A comprehensive analysis of websites archived by the Internet Archive reveals that AI-generated text has become pervasive online, making web content more uniform and artificially positive.
By mid-2025, roughly 35% of newly published websites were partially or entirely AI-generated, according to researchers from Imperial College London, Stanford University, and the Internet Archive. Before the launch of ChatGPT in late 2022, that figure was essentially zero.
The team analyzed a representative sample of English-language websites from the Wayback Machine, spanning 33 months from August 2022 to May 2025. To detect AI text, they used the Pangram v3 detector, which performed best in their robustness tests.

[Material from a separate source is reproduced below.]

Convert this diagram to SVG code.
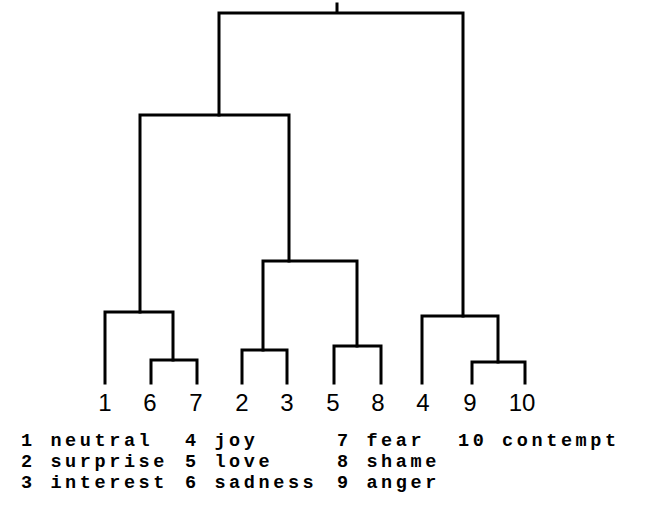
<svg xmlns="http://www.w3.org/2000/svg" width="671" height="507" viewBox="0 0 671 507">
<style>
.ln{fill:none;stroke:#000;stroke-width:3;stroke-linecap:square;stroke-linejoin:miter}
.leaf{font-family:"Liberation Sans","DejaVu Sans",sans-serif;font-size:24px;fill:#000;text-anchor:middle}
.lg{font-family:"Liberation Mono","DejaVu Sans Mono",monospace;font-size:18.5px;letter-spacing:3.6px;font-weight:bold;fill:#000}
</style>
<rect width="671" height="507" fill="#fff"/>
<g id="connectors">
<path class="ln" d="M337,4 V13 M219,115 V13 H463 V316"/>
<path class="ln" d="M140,312 V115 H289 V261"/>
<path class="ln" d="M105,383 V312 H173 V360"/>
<path class="ln" d="M151,383 V360 H197 V383"/>
<path class="ln" d="M263,350 V261 H357 V346"/>
<path class="ln" d="M242,383 V350 H287 V383"/>
<path class="ln" d="M334,383 V346 H381 V383"/>
<path class="ln" d="M422,383 V316 H498 V362"/>
<path class="ln" d="M472,383 V362 H525 V383"/>
</g>
<g id="leaf-1"><text class="leaf" x="105" y="411">1</text></g>
<g id="leaf-6"><text class="leaf" x="150" y="411">6</text></g>
<g id="leaf-7"><text class="leaf" x="196" y="411">7</text></g>
<g id="leaf-2"><text class="leaf" x="242" y="411">2</text></g>
<g id="leaf-3"><text class="leaf" x="287" y="411">3</text></g>
<g id="leaf-5"><text class="leaf" x="333" y="411">5</text></g>
<g id="leaf-8"><text class="leaf" x="378" y="411">8</text></g>
<g id="leaf-4"><text class="leaf" x="423" y="411">4</text></g>
<g id="leaf-9"><text class="leaf" x="470" y="411">9</text></g>
<g id="leaf-10"><text class="leaf" x="522" y="411">10</text></g>
<g id="legend">
<text class="lg" x="21" y="446">1 neutral</text>
<text class="lg" x="185" y="446">4 joy</text>
<text class="lg" x="337" y="446">7 fear</text>
<text class="lg" x="458" y="446">10 contempt</text>
<text class="lg" x="21" y="467">2 surprise</text>
<text class="lg" x="185" y="467">5 love</text>
<text class="lg" x="337" y="467">8 shame</text>
<text class="lg" x="21" y="488">3 interest</text>
<text class="lg" x="185" y="488">6 sadness</text>
<text class="lg" x="337" y="488">9 anger</text>
</g>
</svg>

Among six common hypotheses about AI's effect on the web, only two were statistically supported: semantic contraction and a positivity shift. AI-generated texts were 33% more semantically similar to each other than human-written content, suggesting that language models gravitate toward the average of their training data, potentially narrowing the range of online discourse. Additionally, AI texts scored 107% higher on positive sentiment than human-written content, attributed to language models' tendency toward sycophancy and overoptimism. The researchers warn that a flood of sanitized, relentlessly cheerful prose could sideline human dissent.
“Rather than forcing models to be perfectly compliant and agreeable, allowing them to have a more distinct personality or 'friction' might help them act as a creative partner rather than a replacement for human voice,” said co-author Jonas Dolezal, an AI researcher at Stanford.
However, the study found no evidence to support four other hypotheses: a disappearance of individual writing styles, a decline in external links, a drop in information density, or an increase in factual errors. The truth-decay test, though methodologically limited, showed no correlation between AI content and the share of refuted claims. The researchers note that this does not rule out a rise in unverifiable claims, which are harder to detect.
The study also included a survey of 853 U.S. adults, which found that public perception often diverges from the data. For instance, 83% believed that individual writing styles are vanishing, but the analysis did not confirm this. People who rarely use AI were more likely to believe in negative effects than regular users.
The researchers warn that the high prevalence of AI content raises the risk of “model collapse,” where AI models degrade by training on their own outputs. They recommend cryptographic provenance standards like C2PA and tweaks to search algorithms to promote semantic diversity.
Co-author Maty Bohacek noted that the team is working with the Internet Archive to turn the analysis into a continuous monitoring tool. The study has limitations: it only covered English-language texts, relied on a single AI detector, and drew data solely from the Internet Archive.